Bits and pieces concerts of well-worn favourites may not be calculated to set a Sunday afternoon alight, but this one certainly did.
A late addition to the Orchestra of the Swan's successful first season as Associate Artists at Birmingham Town Hall, this programme had a summer serenade thread running through it, beginning with the nocturnal perfumes of Mozart's Divertimento K136, the first of his three Salzburg Serenades.
Introducing each offering in his usual friendly, unpatronising way, David Curtis drew a lithe, busy, elegantly shaped account of this irresistible work, and, in the finale's counterpoint, made us aware of the great contrapuntal writing in the Jupiter Symphony at the other end of the composer's life.
A similar textural awareness characterised a clearly-defined reading of Elgar's wonderful little Serenade for Strings, Curtis allowing the material to grow naturally and organically, and never afraid to let the music's wistful fragility speak. A long silence at the end allowed the spell to remain unbroken before eventual grateful applause.
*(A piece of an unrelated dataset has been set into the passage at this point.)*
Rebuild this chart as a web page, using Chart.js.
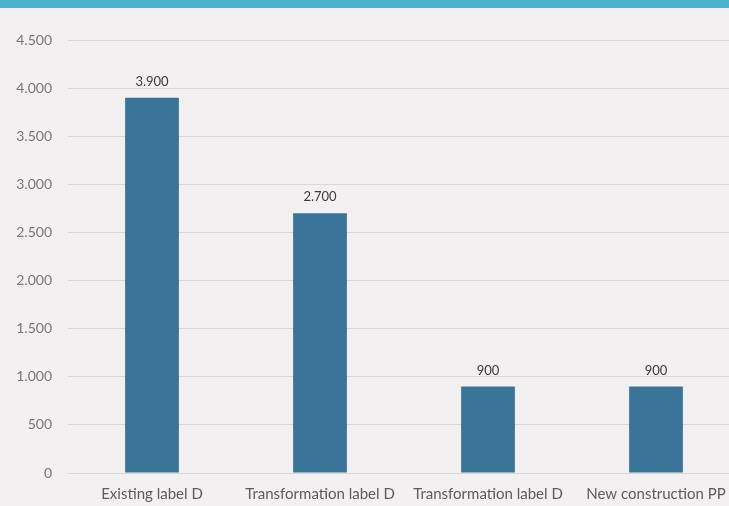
<!DOCTYPE html>
<html>
<head>
<meta charset="utf-8">
<script src="https://cdn.jsdelivr.net/npm/chart.js@4.4.1/dist/chart.umd.min.js"></script>
<style>
	html, body { margin: 0; padding: 0; background: #f2f0f0; overflow: hidden; }
	.top-band { position: absolute; left: 0; top: 0; width: 729px; height: 8px; background: #4ab4ce; }
	.container-canvas { position: absolute; left: 0; top: 0; width: 745px; height: 506px; }
</style>
</head>
<body>
<div class="container-canvas"><canvas id="myChart" width="745" height="506"></canvas></div>
<div class="top-band"></div>
<script>
const categories = ['Existing label D', 'Transformation label D', 'Transformation label D', 'New construction PP'];
const values = [3900, 2700, 900, 900];
const yTicks = [0, 500, 1000, 1500, 2000, 2500, 3000, 3500, 4000, 4500];

// thousands with a dot, e.g. 3.900
const fmt = v => String(v).replace(/\B(?=(\d{3})+(?!\d))/g, '.');

// value printed above each bar
const barLabels = {
	id: 'barLabels',
	afterDatasetsDraw(chart) {
		const ctx = chart.ctx;
		const meta = chart.getDatasetMeta(0);
		ctx.save();
		ctx.font = '13px Lato';
		ctx.fillStyle = '#3a3a3a';
		ctx.textAlign = 'center';
		ctx.textBaseline = 'middle';
		meta.data.forEach((bar, i) => {
			ctx.fillText(fmt(values[i]), bar.x, bar.y - 16);
		});
		ctx.restore();
	}
};

const ctx = document.getElementById('myChart');
const myChart = new Chart(ctx, {
	type: 'bar',
	data: {
		labels: categories,
		datasets: [{
			data: values,
			backgroundColor: '#3a7499',
			barPercentage: 0.8,
			categoryPercentage: 0.4
		}]
	},
	options: {
		responsive: false,
		animation: false,
		layout: { padding: { top: 40, right: 5, left: 0, bottom: 0 } },
		plugins: { legend: { display: false }, tooltip: { enabled: false } },
		scales: {
			x: {
				grid: { display: false },
				border: { display: false },
				ticks: { color: '#5c5c5c', font: { family: 'Lato', size: 15 }, padding: 4, maxRotation: 0, autoSkip: false },
				afterFit: scale => { scale.height = 33; }
			},
			y: {
				min: 0,
				max: 4500,
				afterBuildTicks: scale => { scale.ticks = yTicks.map(v => ({ value: v })); },
				grid: { color: '#d8d6d6', drawTicks: false },
				border: { display: false },
				ticks: { color: '#777', font: { family: 'Lato', size: 14 }, padding: 16, callback: v => fmt(v) },
				afterFit: scale => { scale.width = 68; }
			}
		}
	},
	plugins: [barLabels]
});
</script>
</body>
</html>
David le Page, OOTS' leader, took over from Curtis both as director and compere for Vivaldi's Summer from The Four Seasons. His introduction (with examples) was engaging and informative (and with a voice and manner such as his he should be on the radio), and his performance of this spectacular concerto was commanding and colourful -- as was the attentive collaboration of his orchestral colleagues.
Then another Serenade, the inspiring one Tchaikovsky wrote to cheer himself up while writing the 1812 Overture. String sound from such a neat, compact body was rich and well-detailed in this splendid acoustic, though not even Curtis and his players could make sense of Tchaikovsky's absurdly extreme dynamics.